Willett co-authored a new study looking at the Planetary Health Diet (PHD) — which he helped develop in 2019 as part of the EAT-Lancet Commission — and its effects on mortality. The diet advises plant-based proteins such as nuts and legumes, more fruit and vegetable consumption as well as healthy, unsaturated fats — while decreasing animal-based sources of protein and added sugars.
The new study, published in the peer-reviewed American Journal of Clinical Nutrition, looked at decades of diet data from more than 200,000 health-care workers in the United States. It scored how closely participants' eating habits compared to the Planetary Health Diet. The closer they ate like the PHD — for example, eating more nuts and less red meat — the greater the benefit.

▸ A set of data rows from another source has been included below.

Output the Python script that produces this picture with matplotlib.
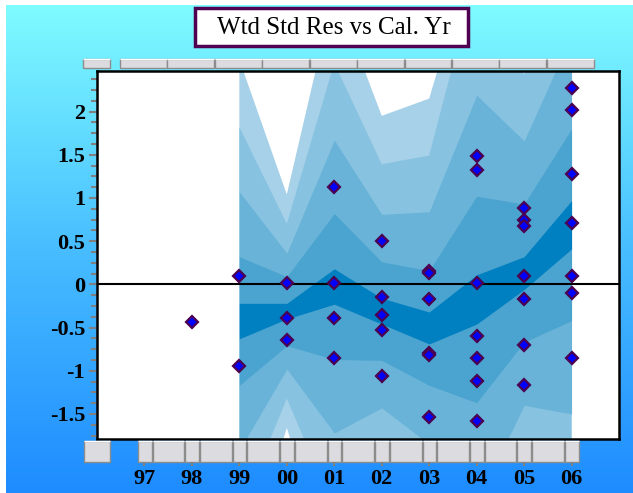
import numpy as np
import matplotlib
matplotlib.use("Agg")
import matplotlib.pyplot as plt
from matplotlib.colors import LinearSegmentedColormap
from matplotlib.patches import Rectangle
from matplotlib.ticker import MultipleLocator

# ---------- data ----------
cal_years = [97, 98, 99, 100, 101, 102, 103, 104, 105, 106]
cal_labels = ["97", "98", "99", "00", "01", "02", "03", "04", "05", "06"]

ytick_values = [-1.5, -1, -0.5, 0, 0.5, 1, 1.5, 2]
ytick_labels = ["-1.5", "-1", "-0.5", "0", "0.5", "1", "1.5", "2"]

# percentile fan, 99 .. 06 (outer -> inner)
band_years = [99, 100, 101, 102, 103, 104, 105, 106]
band1_hi = [2.60, 1.04, 3.40, 1.95, 2.15, 4.00, 3.20, 3.80]
band1_lo = [-3.45, -1.66, -3.45, -2.57, -3.16, -4.35, -2.94, -2.42]
band2_hi = [1.82, 0.70, 2.56, 1.39, 1.49, 3.60, 2.42, 3.40]
band2_lo = [-2.67, -1.32, -2.61, -2.01, -2.50, -3.95, -2.16, -2.02]
band3_hi = [1.07, 0.36, 1.67, 0.81, 0.84, 2.19, 1.66, 2.88]
band3_lo = [-1.92, -0.98, -1.72, -1.43, -1.85, -2.54, -1.40, -1.50]
band4_hi = [0.32, 0.09, 0.82, 0.26, 0.16, 1.02, 0.93, 1.80]
band4_lo = [-1.17, -0.71, -0.87, -0.88, -1.17, -1.37, -0.67, -0.42]
band5_hi = [-0.22, -0.22, 0.18, -0.16, -0.32, 0.11, 0.32, 0.97]
band5_lo = [-0.63, -0.40, -0.23, -0.46, -0.69, -0.46, -0.06, 0.41]

# weighted std residuals by calendar year
res_year = [98,
            99, 99,
            100, 100, 100,
            101, 101, 101, 101,
            102, 102, 102, 102, 102,
            103, 103, 103, 103, 103, 103,
            104, 104, 104, 104, 104, 104, 104,
            105, 105, 105, 105, 105, 105, 105,
            106, 106, 106, 106, 106, 106, 106]
res_value = [-0.44,
             0.10, -0.95,
             0.01, -0.39, -0.64,
             1.13, 0.02, -0.39, -0.85,
             0.50, -0.15, -0.36, -0.53, -1.06,
             0.15, 0.13, -0.17, -0.80, -0.82, -1.53,
             1.49, 1.32, 0.01, -0.60, -0.85, -1.12, -1.58,
             0.88, 0.75, 0.68, 0.10, -0.17, -0.70, -1.16,
             2.27, 2.02, 1.28, 0.71, 0.10, -0.10, -0.85]

band_colors = ["#A6D1E8", "#87C2E0", "#69B3D8", "#4BA4D0", "#0080C0"]

W, H = 633, 493
SERIF = "Liberation Serif"
XLIM = (96, 107)
YLIM = (-1.79, 2.475)


def fx(px):
    return px / W


def fy(py):
    return 1 - py / H


fig = plt.figure(figsize=(W / 100, H / 100), dpi=100)

# ---------- background ----------
bg = fig.add_axes([0, 0, 1, 1], zorder=-10)
grad = np.linspace(0, 1, 256)[:, None]
cmap = LinearSegmentedColormap.from_list("bg", ["#80FDFF", "#48BEFF", "#1E8CFF"])
bg.imshow(grad, aspect="auto", cmap=cmap, extent=[0, 1, 0, 1], origin="upper")
bg.add_patch(Rectangle((0, fy(5)), 1, 5 / H, fc="white", ec="none"))
bg.add_patch(Rectangle((0, 0), 6 / W, 1, fc="white", ec="none"))
bg.set_xlim(0, 1); bg.set_ylim(0, 1)
bg.axis("off")

# ---------- main plot ----------
ax = fig.add_axes([fx(97), fy(439), fx(522), (439 - 70.5) / H])
ax.set_facecolor("white")
bands = [(band1_lo, band1_hi), (band2_lo, band2_hi), (band3_lo, band3_hi),
         (band4_lo, band4_hi), (band5_lo, band5_hi)]
for (lo, hi), col in zip(bands, band_colors):
    ax.fill_between(band_years, lo, hi, color=col, lw=0, zorder=1)
ax.axhline(0, color="black", lw=1.5, zorder=2)
ax.plot(res_year, res_value, ls="none", marker="D", ms=6.5, mfc="#0000FF",
        mec="#4B0050", mew=1.6, zorder=3)

ax.set_xlim(*XLIM); ax.set_ylim(*YLIM)
ax.set_xticks([])
ax.set_yticks(ytick_values)
ax.set_yticklabels(ytick_labels, fontfamily=SERIF, fontweight="bold", fontsize=16)
ax.yaxis.set_minor_locator(MultipleLocator(0.125))
ax.tick_params(axis="y", which="major", direction="out", length=6, width=1.5,
               color="#808080", pad=2.5)
ax.tick_params(axis="y", which="minor", direction="out", length=4.5, width=1.5,
               color="#808080")
for s in ax.spines.values():
    s.set_linewidth(1.8)
    s.set_color("black")


def button(axh, x0, x1, y0, y1):
    axh.add_patch(Rectangle((x0, y0), x1 - x0, y1 - y0, fc="#DCDCE0",
                            ec="#8C8C8C", lw=1.0, clip_on=False))
    axh.plot([x0, x1], [y1, y1], color="white", lw=1.0, clip_on=False,
             solid_capstyle="butt")


# ---------- top button strip ----------
tax = fig.add_axes([fx(97), fy(68), fx(522), 9 / H])
tax.set_xlim(*XLIM); tax.set_ylim(0, 1)
tax.axis("off")
button(tax, 95.71, 96.27, 0, 1)
for yr in cal_years:
    button(tax, yr - 0.52, yr + 0.47, 0, 1)

# ---------- bottom button strip with year labels ----------
sax = fig.add_axes([fx(97), fy(462), fx(522), 21 / H])
sax.set_xlim(*XLIM); sax.set_ylim(0, 1)
sax.set_facecolor("none")
for s in sax.spines.values():
    s.set_visible(False)
sax.set_yticks([])
button(sax, 95.73, 96.27, 0, 1)
for i, yr in enumerate(cal_years):
    button(sax, yr - 0.14, yr + 0.15, 0, 1)
    if i < len(cal_years) - 1:
        button(sax, yr + 0.17, yr + 0.84, 0, 1)
sax.set_xticks(cal_years)
sax.set_xticklabels(cal_labels, fontfamily=SERIF, fontweight="bold", fontsize=16)
sax.tick_params(axis="x", direction="out", length=3, width=1.5, color="#808080", pad=2)

# ---------- title ----------
fig.patches.append(Rectangle((fx(195), fy(46)), 273 / W, 38 / H, transform=fig.transFigure,
                             fc="white", ec="#500050", lw=2.5, zorder=5))
fig.text(fx(334), fy(27.5), "Wtd Std Res vs Cal. Yr", ha="center", va="center",
         fontfamily=SERIF, fontsize=18, color="black", zorder=6)

fig.savefig("out.png", dpi=100)
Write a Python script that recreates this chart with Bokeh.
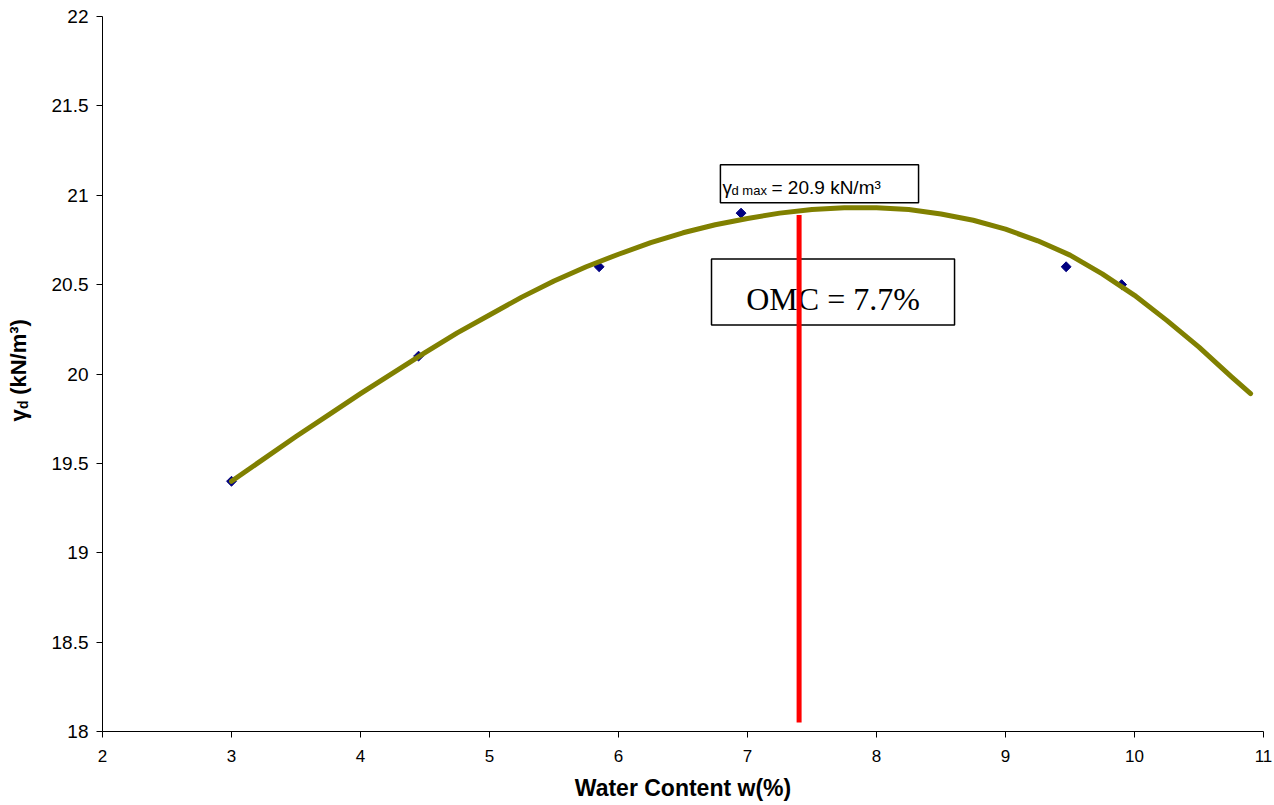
import math
from bokeh.plotting import figure
from bokeh.layouts import row
from bokeh.models import FixedTicker
from bokeh.core.properties import value
from bokeh.embed import file_html
from bokeh.resources import INLINE

# ---- data ----
water_content = [3.0, 4.45, 5.85, 6.95, 9.47, 9.9]
dry_unit_weight = [19.4, 20.1, 20.6, 20.9, 20.6, 20.5]

# trend line
fit_w = [3.0, 3.25, 3.5, 3.75, 4.0, 4.25, 4.5, 4.75, 5.0, 5.25, 5.5, 5.75, 6.0, 6.25, 6.5, 6.75,
         7.0, 7.25, 7.5, 7.75, 8.0, 8.25, 8.5, 8.75, 9.0, 9.25, 9.5, 9.75, 10.0, 10.25, 10.5,
         10.75, 10.9]
fit_gamma = [19.40, 19.525, 19.65, 19.77, 19.89, 20.005, 20.12, 20.23, 20.33, 20.43, 20.52, 20.60,
             20.67, 20.735, 20.79, 20.835, 20.87, 20.90, 20.92, 20.93, 20.93, 20.92, 20.895, 20.86,
             20.81, 20.745, 20.665, 20.56, 20.44, 20.30, 20.15, 19.985, 19.89]

# optimum moisture marker line
omc_line_w = [7.4]
omc_line_bottom = [18.05]
omc_line_top = [20.89]

x_ticks = [2, 3, 4, 5, 6, 7, 8, 9, 10, 11]
x_tick_labels = ["2", "3", "4", "5", "6", "7", "8", "9", "10", "11"]
y_ticks = [18, 18.5, 19, 19.5, 20, 20.5, 21, 21.5, 22]
y_tick_labels = ["18", "18.5", "19", "19.5", "20", "20.5", "21", "21.5", "22"]

x_title = "Water Content w(%)"
omc_text = "OMC = 7.7%"
gmax_symbol = "γ"
gmax_sub = "d max"
gmax_rest = "= 20.9 kN/m³"
y_title_symbol = "γ"
y_title_sub = "d"
y_title_rest = "(kN/m³)"

SANS = "Liberation Sans"
SERIF = "Liberation Serif"

# ---- main chart ----
p = figure(width=1229, height=805, x_range=(2, 11), y_range=(18, 22),
           output_backend="svg", toolbar_location=None,
           min_border_left=57, min_border_right=11, min_border_top=16, min_border_bottom=74)
p.grid.visible = False
p.outline_line_color = None
p.background_fill_color = "white"
p.border_fill_color = "white"

p.xaxis.ticker = FixedTicker(ticks=x_ticks)
p.xaxis.major_label_overrides = {t: l for t, l in zip(x_ticks, x_tick_labels)}
p.yaxis.ticker = FixedTicker(ticks=y_ticks)
p.yaxis.major_label_overrides = {t: l for t, l in zip(y_ticks, y_tick_labels)}

for ax in (p.xaxis[0], p.yaxis[0]):
    ax.axis_line_color = "black"
    ax.axis_line_width = 1
    ax.major_tick_line_color = "black"
    ax.major_tick_out = 6
    ax.major_tick_in = 0
    ax.minor_tick_line_color = None
    ax.major_label_text_font = SANS
    ax.major_label_text_color = "black"
p.xaxis.major_label_text_font_size = "17px"
p.yaxis.major_label_text_font_size = "19px"
p.xaxis.major_label_standoff = 12
p.yaxis.major_label_standoff = 8

p.xaxis.axis_label = x_title
p.xaxis.axis_label_text_font = SANS
p.xaxis.axis_label_text_font_size = "23px"
p.xaxis.axis_label_text_font_style = "bold"
p.xaxis.axis_label_text_color = "black"
p.xaxis.axis_label_standoff = 10

# data points, then trend curve on top
p.scatter(water_content, dry_unit_weight, marker="square", angle=math.pi / 4, size=7,
          fill_color="#000080", line_color="#000080")
p.line(fit_w, fit_gamma, line_color="#808000", line_width=5, line_cap="round", line_join="round")

# annotation box: gamma d max
p.quad(left=[6.79], right=[8.326], top=[21.171], bottom=[20.958],
       fill_color="white", line_color="black", line_width=1.5)
p.text(x=[6.806], y=[21.042], text=[gmax_symbol], text_font=value(SANS), text_font_size="19px",
       text_align="left", text_baseline="alphabetic", text_color="black")
p.text(x=[6.876], y=[21.025], text=[gmax_sub], text_font=value(SANS), text_font_size="13px",
       text_align="left", text_baseline="alphabetic", text_color="black")
p.text(x=[7.186], y=[21.042], text=[gmax_rest], text_font=value(SANS), text_font_size="19px",
       text_align="left", text_baseline="alphabetic", text_color="black")

# annotation box: OMC
p.quad(left=[6.721], right=[8.605], top=[20.644], bottom=[20.274],
       fill_color="white", line_color="black", line_width=1.5)
p.text(x=[7.663], y=[20.42], text=[omc_text], text_font=value(SERIF), text_font_size="32px",
       text_align="center", text_baseline="alphabetic", text_color="black")

# red vertical line
p.segment(x0=omc_line_w, y0=omc_line_bottom, x1=omc_line_w, y1=omc_line_top,
          line_color="#FF0000", line_width=5)

# ---- narrow strip holding the rotated y-axis title (with subscript) ----
s = figure(width=45, height=805, x_range=(0, 45), y_range=(0, 805),
           x_axis_location=None, y_axis_location=None, min_border=0,
           output_backend="svg", toolbar_location=None)
s.outline_line_color = None
s.grid.visible = False
s.background_fill_color = "white"
s.border_fill_color = "white"
s.text(x=[18], y=[349], text=[y_title_symbol], angle=math.pi / 2, text_font=value(SANS),
       text_font_size="22px", text_font_style="bold", text_align="left",
       text_baseline="alphabetic", text_color="black")
s.text(x=[22], y=[363], text=[y_title_sub], angle=math.pi / 2, text_font=value(SANS),
       text_font_size="14px", text_font_style="bold", text_align="left",
       text_baseline="alphabetic", text_color="black")
s.text(x=[18], y=[379], text=[y_title_rest], angle=math.pi / 2, text_font=value(SANS),
       text_font_size="22px", text_font_style="bold", text_align="left",
       text_baseline="alphabetic", text_color="black")

layout = row(s, p)
open("out.html", "w").write(file_html(layout, INLINE))
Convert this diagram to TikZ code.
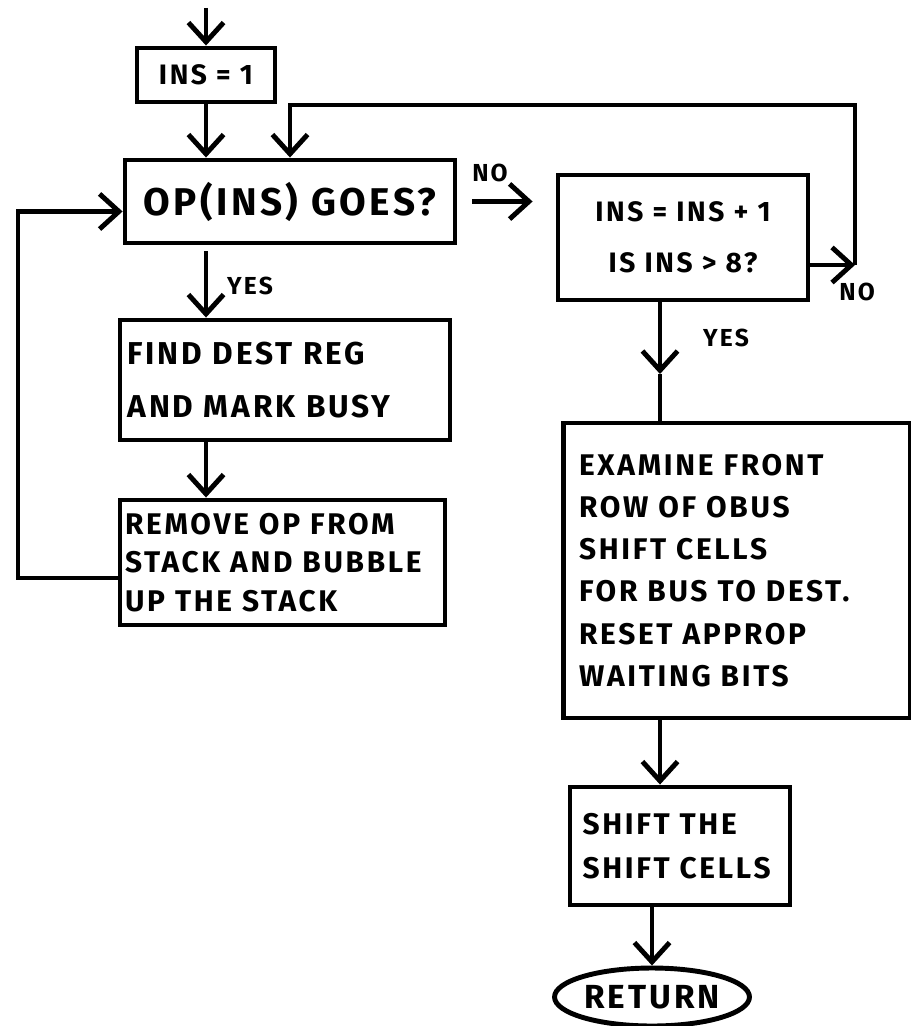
\documentclass[tikz,border=0pt]{standalone}
\usepackage{fontspec}
\setmainfont{Fira Sans}[LetterSpace=9]
\usetikzlibrary{arrows.meta, shapes.geometric}
\newcommand{\handfont}[2]{\fontsize{#1}{#2}\selectfont\bfseries}

\begin{document}
\begin{tikzpicture}[x=0.02cm, y=-0.02cm, line width=2.8pt,
    box/.style={draw, inner sep=0pt},
    flow/.style={-{Straight Barb[length=11pt, width=20pt]}},
    lbl/.style={font=\handfont{14}{16}}]
  \useasboundingbox (0,0) rectangle (911,1026);

  % left column
  \node[box, minimum width=2.76cm, minimum height=1.08cm, font=\handfont{16}{20}]
    (ins) at (206,75) {INS = 1};
  \node[box, minimum width=6.6cm, minimum height=1.66cm, font=\handfont{22}{26}]
    (goes) at (290,201.5) {OP(INS) GOES?};
  \node[box, minimum width=6.6cm, minimum height=2.4cm, align=left,
        text width=6.3cm, inner xsep=0.15cm, font=\handfont{18}{30}]
    (find) at (285,380) {FIND DEST REG\\AND MARK BUSY};
  \node[box, minimum width=6.5cm, minimum height=2.5cm, align=left,
        text width=6.3cm, inner xsep=0.1cm, font=\handfont{17}{22}]
    (rem) at (282.5,562.5) {REMOVE OP FROM\\STACK AND BUBBLE\\UP THE STACK};

  % right column
  \node[box, minimum width=5cm, minimum height=2.5cm, align=center,
        font=\handfont{16}{29}]
    (inc) at (683,237.5) {INS = INS + 1\\IS INS > 8?};
  \node[box, minimum height=5.9cm, align=left, text width=6.3cm,
        inner xsep=0.32cm, font=\handfont{17}{24}]
    (exam) at (736.5,570.5) {EXAMINE FRONT\\ROW OF OBUS\\SHIFT CELLS\\FOR BUS TO DEST.\\RESET APPROP\\WAITING BITS};
  \node[box, minimum height=2.36cm, align=left, text width=3.9cm,
        inner xsep=0.25cm, font=\handfont{17}{25}]
    (shift) at (680,846) {SHIFT THE\\SHIFT CELLS};
  \node[draw, ellipse, inner sep=0pt, minimum width=3.9cm, minimum height=1.16cm,
        font=\handfont{19}{20}]
    (ret) at (652,997) {RETURN};

  % labels
  \node[lbl] (no1) at (490,173) {NO};
  \node[lbl] (no2) at (857,292) {NO};
  \node[lbl] (yes1) at (250,286) {YES};
  \node[lbl] (yes2) at (726,338) {YES};

  \coordinate (start) at (206,8);
  \coordinate (fbR) at (855,265);
  \coordinate (fbT) at (855,105);
  \coordinate (lpL) at (18,578);
  \coordinate (ymid) at (660,374);

  % connectors
  \draw[flow] (start) -- (ins.north);
  \draw[flow] (ins.south) -- (ins.south |- goes.north);
  \draw[flow, shorten <=0.12cm] (goes.south -| ins) -- (find.north -| ins);
  \draw[flow] (find.south -| ins) -- (rem.north -| ins);
  \draw[flow] (rem.west |- lpL) -- (lpL) |- ([yshift=-0.2cm]goes.west);
  \draw[flow, shorten <=0.3cm, shorten >=0.46cm] (goes.east) -- (goes.east -| inc.west);
  \draw[flow] (inc.east |- fbR) -- (fbR);
  \draw[flow] (fbR) -- (fbT) -| (goes.north);
  \draw[flow] (inc.south -| ymid) -- (ymid);
  \draw (ymid) -- (exam.north -| ymid);
  \draw[flow] (exam.south -| ymid) -- (shift.north -| ymid);
  \draw[flow] (shift.south -| ret) -- (ret.north);
\end{tikzpicture}
\end{document}
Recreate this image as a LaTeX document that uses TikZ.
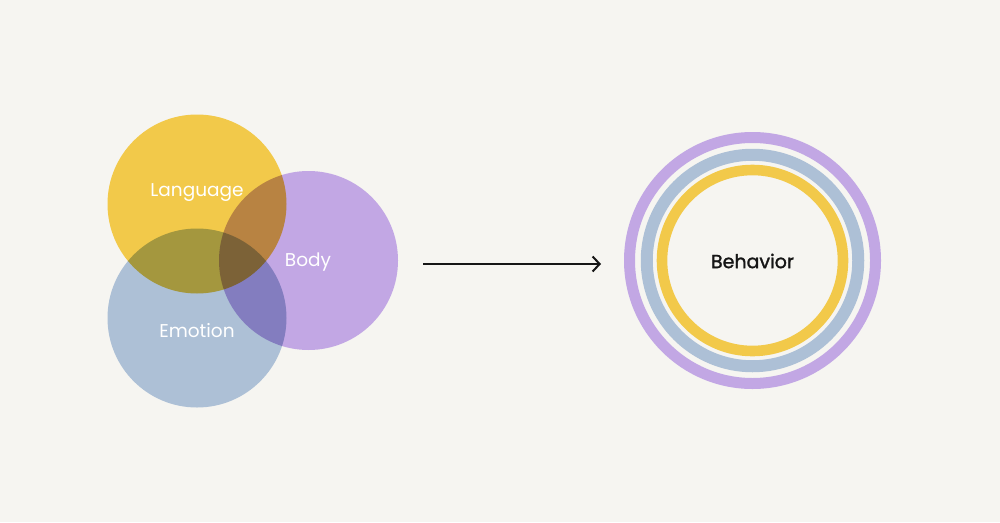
\documentclass[tikz,border=0pt]{standalone}
\usepackage{fontspec}
\setmainfont{Poppins}
\newfontfamily\behfont{Poppins}[FakeBold=1.4]
\usetikzlibrary{arrows.meta}
\definecolor{bg}{HTML}{F6F5F1}
\definecolor{langcol}{HTML}{F2C94A}
\definecolor{bodycol}{HTML}{C2A7E4}
\definecolor{emocol}{HTML}{ADC0D6}
\definecolor{ink}{HTML}{161616}
\begin{document}
\begin{tikzpicture}[x=1pt, y=-1pt,
  venn/.style={circle, minimum size=179pt, inner sep=0pt, blend mode=multiply},
  ring/.style={circle, draw, inner sep=0pt},
  word/.style={text=white, font=\fontsize{18.5}{20}\selectfont},
  ]

  % Background
  \useasboundingbox[fill=bg] (0,0) rectangle (1000,522);

  % Three overlapping circles
  \begin{scope}[transparency group]
    \node[venn, fill=langcol] (L) at (197,204) {};
    \node[venn, fill=emocol] (E) at (197,318) {};
    \node[venn, fill=bodycol] (B) at (308.5,260.5) {};
  \end{scope}

  % Labels
  \node[word] at (197,193) {Language};
  \node[word] at (308,262) {Body};
  \node[word] at (197,331) {Emotion};

  % Arrow
  \coordinate (A0) at (423,264);
  \coordinate (A1) at (601,264);
  \draw[-{Straight Barb[length=7pt, width=15pt]}, line width=2pt, ink] (A0) -- (A1);

  % Rings
  \node[ring, draw=bodycol, line width=11pt, minimum size=246pt] (R1) at (752.5,260.5) {};
  \node[ring, draw=emocol, line width=12pt, minimum size=211.5pt] (R2) at (752.5,260.5) {};
  \node[ring, draw=langcol, line width=10.6pt, minimum size=181pt] (R3) at (752.5,260.5) {};
  \node[text=ink, font=\fontsize{19}{21}\behfont] at (752.5,261) {Behavior};

\end{tikzpicture}
\end{document}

"Every major cause of mortality was lower," Willett said, "Including heart disease, cancer, neurodegenerative conditions like Alzheimer's disease, Parkinson's disease and a strong benefit for [respiratory] mortality."
Willett also noted that the top 10 per cent of participants who followed the diet saw a 30 per cent lower risk of dying from all causes.
The death data was obtained from the more than 54,000 participants who died over the course of the study period.
Kathryn Bradbury, a senior research fellow in the School of Population Health at the University of Auckland, called the research comprehensive, and said it accounted for outside factors.
"They also looked at other things that the people were doing in terms of their exercise and their smoking habits," says Bradbury, who was not involved in the study. She highlighted the specific foods in the study that had more of an impact.
"If you had eaten lots of whole grains, lots of nuts and lots of healthy fats like olive oil and sunflower oil," Bradbury told CBC News from Auckland, "they were the most important things in terms of reducing your risk of death."
She added that reducing red meat was also important in their analysis.
For Toronto-based chef, author and food activist Joshna Maharaj, the study is both obvious and important.
"It's beautiful, fundamental, basic wisdom," Maharaj said, calling it more academic support of what sustainability advocates have long talked about.
But she stresses it's not just about reducing certain foods like red meat — it's about growing the food more organically.